When we communicate with our daughters about these kinds of issues, how can we tell our daughters that we believe that they should be allowed to choose an abortion without our knowledge or consent without compromising the values, found in Scripture, that God requires us to teach our children?
To be clear, I do not believe that this law by itself helps or hinders us from teaching our children about God’s commandments, but our support or rejection of this law does communicate our values in a way that really does affect what our children learn from us about God and what he has commanded.

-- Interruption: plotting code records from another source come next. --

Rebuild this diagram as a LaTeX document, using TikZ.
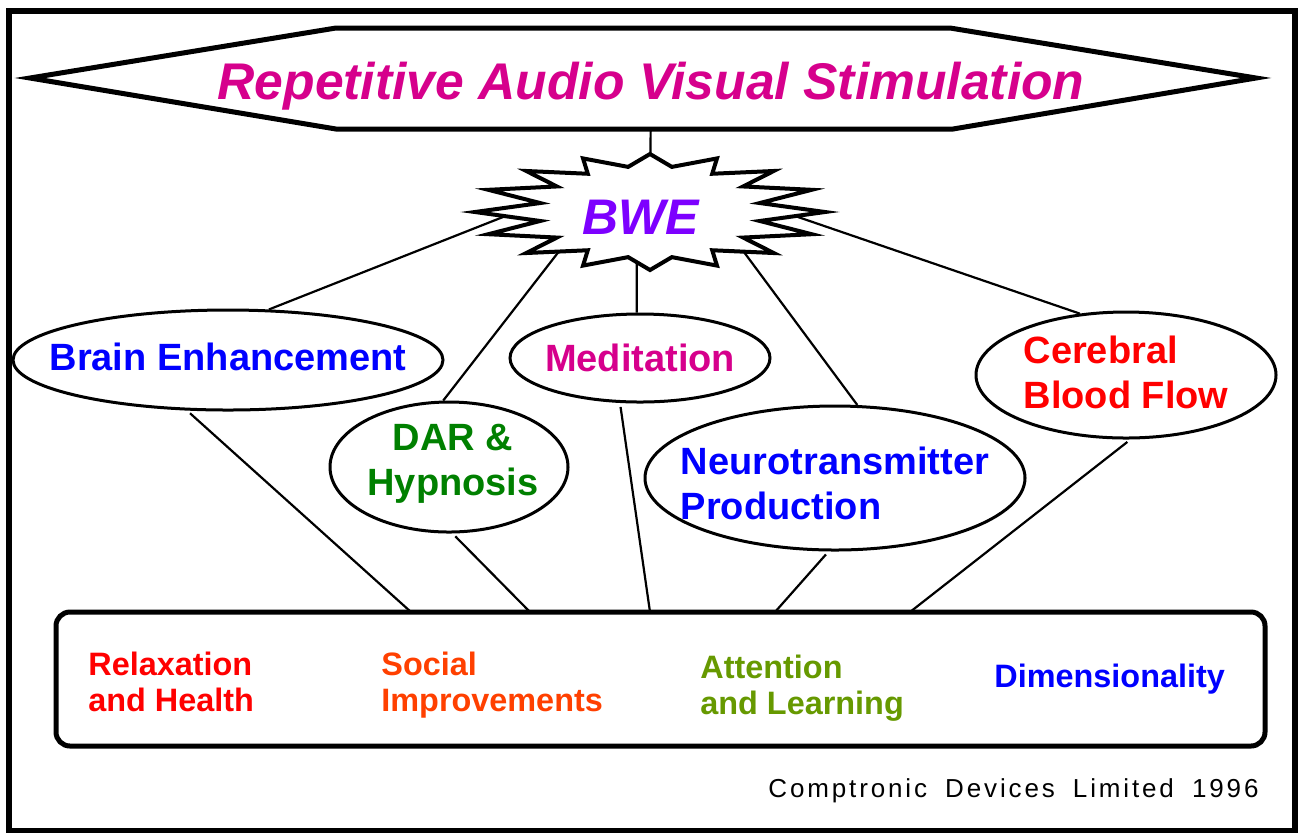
\documentclass[tikz,border=0pt]{standalone}
\usepackage{fontspec}
\setmainfont{Liberation Sans}
\newfontfamily\makerfont[LetterSpace=11, WordSpace=1.8]{Liberation Sans}
\usetikzlibrary{shapes.geometric,backgrounds}

\definecolor{titlepink}{RGB}{214,0,140}
\definecolor{bwepurple}{RGB}{125,0,255}
\definecolor{dargreen}{RGB}{0,128,0}
\definecolor{socialred}{RGB}{255,64,0}
\definecolor{attngreen}{RGB}{102,153,0}

\begin{document}
\begin{tikzpicture}[
        x = 0.5pt, y = -0.5pt,
        bubble/.style = {
            draw, ellipse, fill=white,
            line width = 1.5pt,
            inner sep = 0pt,
        },
        bubbletext/.style = {
            inner sep = 0pt,
            align = center,
            font = \fontsize{19}{22.5}\selectfont\bfseries,
        },
        boxtext/.style = {
            inner sep = 0pt,
            align = left,
            anchor = north west,
            font = \fontsize{16.2}{18}\selectfont\bfseries,
        },
        link/.style = {line width = 1.1pt},
        ]

        \useasboundingbox (0,0) rectangle (1299,832);

        % Kader
        \draw[line width = 3pt] (9,11) rectangle (1294.5,830.5);

        % Titel
        \filldraw[line width = 2.5pt, fill = white]
            (30,78) -- (336,28) -- (950,28) -- (1256,78) -- (953,129) -- (336,129) -- cycle;
        \node[anchor = base, inner sep = 0pt, text = titlepink,
            font = \fontsize{25.8}{30}\selectfont\bfseries\itshape] (title) at (651,99)
            {Repetitive Audio Visual Stimulation};

        % Ster
        \filldraw[line width = 2pt, fill = white]
            (650,154)
            \foreach \k [evaluate = \k as \rx using {175-63*mod(\k,2)},
                         evaluate = \k as \ry using {58-12*mod(\k,2)},
                         evaluate = \k as \a using {90+11.25*\k}] in {1,...,31}
                { -- ({650+\rx*cos(\a)}, {212-\ry*sin(\a)}) }
            -- cycle;
        \node[ellipse, inner sep = 0pt, minimum width = 112pt, minimum height = 46pt,
            label = {[inner sep = 0pt, text = bwepurple, xshift = -4.5pt, yshift = -2.5pt,
                font = \fontsize{25}{28}\selectfont\bfseries\itshape]center:BWE}] (bwe) at (650,212) {};

        % Effecten
        \node[bubble, minimum width = 215pt, minimum height = 50pt,
            label = {[bubbletext, text = blue, yshift = 1.5pt]center:Brain Enhancement}] (brain) at (228,360) {};
        \node[bubble, minimum width = 119pt, minimum height = 65pt,
            label = {[bubbletext, text = dargreen, xshift = 2pt, yshift = 1.5pt]center:{DAR \&\\Hypnosis}}] (dar) at (449,467) {};
        \node[bubble, minimum width = 130pt, minimum height = 44pt,
            label = {[bubbletext, text = titlepink]center:Meditation}] (meditation) at (640,358) {};
        \node[bubble, minimum width = 190pt, minimum height = 72pt,
            label = {[bubbletext, align = left, text = blue, yshift = -2.75pt]center:{Neurotransmitter\\Production}}] (neuro) at (835,478) {};
        \node[bubble, minimum width = 150pt, minimum height = 63pt,
            label = {[bubbletext, align = left, text = red, yshift = 1.25pt]center:{Cerebral\\Blood Flow}}] (blood) at (1126,375) {};

        % Resultaten
        \node[draw, fill = white, rounded corners = 7pt, line width = 2.5pt,
            minimum width = 604.5pt, minimum height = 67pt] (results) at (660.5,679) {};
        \node[boxtext, text = red] (relax) at (88,652) {Relaxation\\and Health};
        \node[boxtext, text = socialred] (social) at (381,652) {Social\\Improvements};
        \node[boxtext, text = attngreen] (attention) at (700,655) {Attention\\and Learning};
        \node[boxtext, text = blue] (dimension) at (994,664) {Dimensionality};

        \coordinate (r1) at (411,612);
        \coordinate (r2) at (530,612);
        \coordinate (r3) at (650,612);
        \coordinate (r4) at (775,612);
        \coordinate (r5) at (910,612);

        \node[anchor = base west, inner sep = 0pt,
            font = \makerfont\fontsize{13}{15}\selectfont] (maker) at (768,797)
            {Comptronic Devices Limited 1996};

        % Verbindingen
        \begin{scope}[on background layer]
            \path[link]
                (title) edge (bwe)
                (bwe.175) edge (brain.51)
                (bwe.200) edge (dar.95)
                (bwe.254) edge (meditation.94)
                (bwe.341) edge (neuro.73)
                (bwe.4) edge (blood.127);

            \path[link, shorten <= 2pt]
                (brain.231) edge (r1)
                (dar.273) edge (r2)
                (meditation.246) edge (r3)
                (neuro.265) edge (r4)
                (blood.274) edge (r5);
        \end{scope}
\end{tikzpicture}
\end{document}
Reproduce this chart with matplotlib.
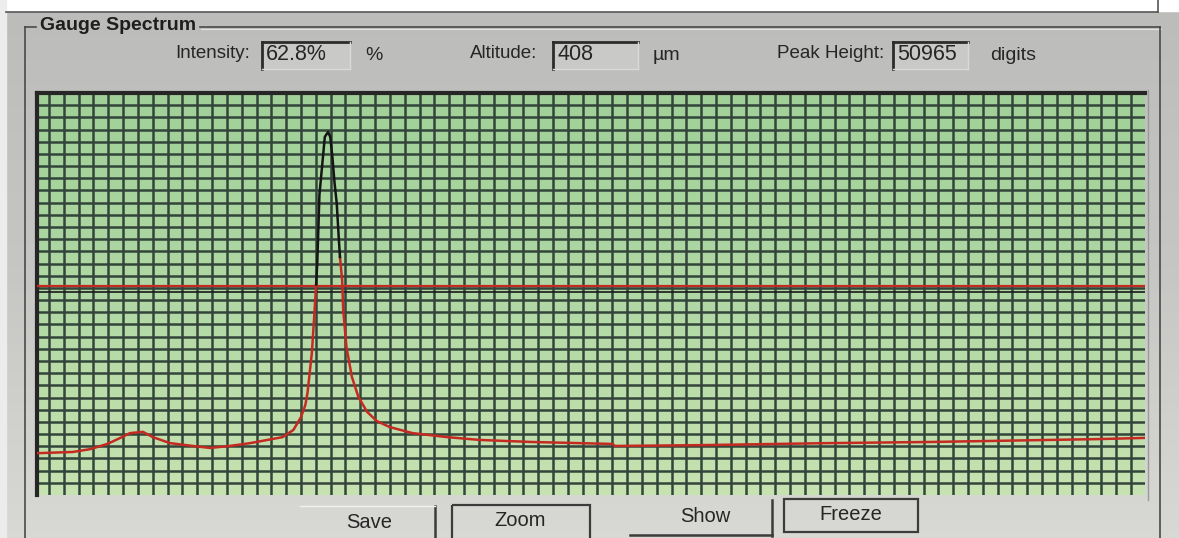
import numpy as np
import matplotlib.pyplot as plt
from matplotlib.patches import Rectangle
from matplotlib.colors import LinearSegmentedColormap

plt.rcParams['font.family'] = ['Liberation Sans', 'DejaVu Sans']

# Spectrum: channel (0-1024) vs. signal (% of full scale)
channel = [0, 33, 49, 65, 77, 86, 98, 107, 123, 144, 160, 178, 197, 213, 227,
           237, 244, 248, 250, 254, 256, 258, 259, 260, 261, 264, 266, 269,
           271, 273, 275, 277, 279, 280, 282, 283, 286, 291, 297, 305, 314,
           326, 347, 379, 409, 456, 532, 534, 613, 730, 828, 979, 1024]
signal = [10.4, 10.7, 11.4, 12.7, 14.2, 15.4, 15.7, 14.4, 12.9, 12.2, 11.7,
          12.2, 12.9, 13.7, 14.4, 16.2, 19.4, 22.4, 25.4, 35.3, 43.5, 52.4,
          57.7, 65.9, 74.6, 83.3, 89.1, 90.3, 89.1, 84.1, 77.6, 72.6, 63.4,
          59.2, 53.5, 46.0, 36.8, 29.4, 24.4, 20.7, 18.4, 16.9, 15.4, 14.4,
          13.7, 13.2, 12.7, 12.2, 12.4, 12.9, 13.2, 13.9, 14.2]
black_from, black_to = 21, 33   # part of the peak drawn in black
threshold = 52.0
reference = 50.6

field_labels = ['Intensity:', 'Altitude:', 'Peak Height:']
field_values = ['62.8%', '408', '50965']
field_units = ['%', 'µm', 'digits']
buttons = ['Save', 'Zoom', 'Show', 'Freeze']

W, H = 1179, 538
fig = plt.figure(figsize=(W / 100, H / 100), dpi=100)

# window chrome, in pixel coordinates
bg = fig.add_axes([0, 0, 1, 1])
bg.set_xlim(0, W)
bg.set_ylim(H, 0)
bg.axis('off')
panel = LinearSegmentedColormap.from_list('panel', ['#bcbcba', '#c6c6c4', '#d8d8d4'])
bg.imshow(np.linspace(0, 1, 64).reshape(-1, 1), cmap=panel, aspect='auto',
          extent=[0, W, H, 0], zorder=0)
bg.add_patch(Rectangle((0, 0), W, 11, color='white', zorder=1))
bg.add_patch(Rectangle((0, 0), 6, H, color='#ececec', zorder=1))
bg.plot([6, 1158], [12, 12], color='#555555', lw=1.2, zorder=2)
bg.plot([1158, 1158], [0, 12], color='#555555', lw=1.2, zorder=2)

# group box frame
frame = '#4a4a4a'
bg.plot([25, 25], [27, H], color=frame, lw=1.2)
bg.plot([25, 36], [27, 27], color=frame, lw=1.2)
bg.plot([200, 1160], [27, 27], color=frame, lw=1.2)
bg.plot([201, 1161], [29, 29], color='#e2e2e2', lw=0.8)
bg.plot([1160, 1160], [27, H], color=frame, lw=1.2)
bg.plot([1148, 1148], [90, 500], color='#9a9a9a', lw=1)
bg.text(40, 26, 'Gauge Spectrum', fontsize=14, fontweight='bold',
        color='#1e1e1e', va='center', ha='left')

# read-out fields
label_x = [175, 470, 777]
box_x = [262, 553, 893]
box_w = [88, 85, 75]
unit_x = [365, 653, 990]
for lx, bx, bw, ux, lab, val, unit in zip(label_x, box_x, box_w, unit_x,
                                           field_labels, field_values, field_units):
    bg.text(lx, 53, lab, fontsize=13.5, color='#262626', va='center', ha='left')
    bg.add_patch(Rectangle((bx, 42), bw, 27, facecolor='#c9c9c7',
                           edgecolor='none', zorder=2))
    bg.plot([bx, bx + bw], [42, 42], color='#2c2c2c', lw=2, zorder=3)
    bg.plot([bx, bx], [42, 69], color='#2c2c2c', lw=2, zorder=3)
    bg.plot([bx + bw, bx + bw], [42, 69], color='#dadada', lw=1, zorder=3)
    bg.plot([bx, bx + bw], [69, 69], color='#dadada', lw=1, zorder=3)
    bg.text(bx + 4, 54, val, fontsize=15.5, color='#262626', va='center',
            ha='left', zorder=4)
    bg.text(ux, 56, unit, fontsize=14, color='#262626', va='center', ha='left')

# buttons along the bottom
btn_text_xy = [(369, 522), (520, 521), (705, 517), (851, 514)]
for (tx, ty), name in zip(btn_text_xy, buttons):
    bg.text(tx, ty, name, fontsize=14.5, color='#262626', va='center', ha='center')
bg.plot([435, 435], [506, H], color='#3c3c3c', lw=1.8)
bg.plot([300, 435], [506, 506], color='#f0f0f0', lw=1)
bg.add_patch(Rectangle((452, 505), 138, 40, facecolor='none',
                       edgecolor='#3c3c3c', lw=1.6))
bg.plot([772, 772], [500, 536], color='#3c3c3c', lw=1.8)
bg.plot([630, 772], [535, 535], color='#3c3c3c', lw=1.8)
bg.add_patch(Rectangle((784, 499), 134, 33, facecolor='none',
                       edgecolor='#3c3c3c', lw=1.6))

# spectrum plot
ax = fig.add_axes([37 / W, 1 - 495 / H, 1108 / W, 402 / H])
ax.set_xlim(0, 1024)
ax.set_ylim(0, 100)
green = LinearSegmentedColormap.from_list('scr', ['#c6e2b0', '#b0d8a4', '#a0d098'])
ax.imshow(np.linspace(0, 1, 64).reshape(-1, 1), cmap=green, aspect='auto',
          extent=[0, 1024, 0, 100], origin='lower', zorder=0)

grid_col = '#33453a'
xg = np.linspace(11.1, 1011.1, 74)
yg = np.arange(1, 34) * 100 / 33
ax.vlines(xg, 0, 100, color=grid_col, lw=1.8, zorder=1)
ax.hlines(yg, 0, 1024, color=grid_col, lw=1.8, zorder=1)

ax.axhline(threshold, color='#c42a22', lw=1.6, zorder=3)
ax.axhline(reference, color='#1a1a1a', lw=1.2, zorder=3)

ax.plot(channel[:black_from + 1], signal[:black_from + 1], color='#c42a22', lw=1.8, zorder=4)
ax.plot(channel[black_to:], signal[black_to:], color='#c42a22', lw=1.8, zorder=4)
ax.plot(channel[black_from:black_to + 1], signal[black_from:black_to + 1],
        color='#151515', lw=1.8, zorder=4)

ax.set_xticks([])
ax.set_yticks([])
for side in ['right', 'bottom']:
    ax.spines[side].set_visible(False)
for side in ['top', 'left']:
    ax.spines[side].set_color('#262626')
    ax.spines[side].set_linewidth(3)

fig.savefig('out.png', dpi=100)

 The Hebrew phrase לבניך שננתם used in this verse literally means ‘pierce them to your sons;’ metaphorically this verb carries the idea of strong forceful speech and can be used in a positive sense as it is here in this passage or in a negative sense as it is in Psalms 64:3 “They sharpen their tongues like swords and aim their words like deadly arrows” or in Psalms 140:3 “They make their tongues as sharp as a serpent’s; the poison of vipers is on their lips.” In every case this verb demonstrates strong intentionality.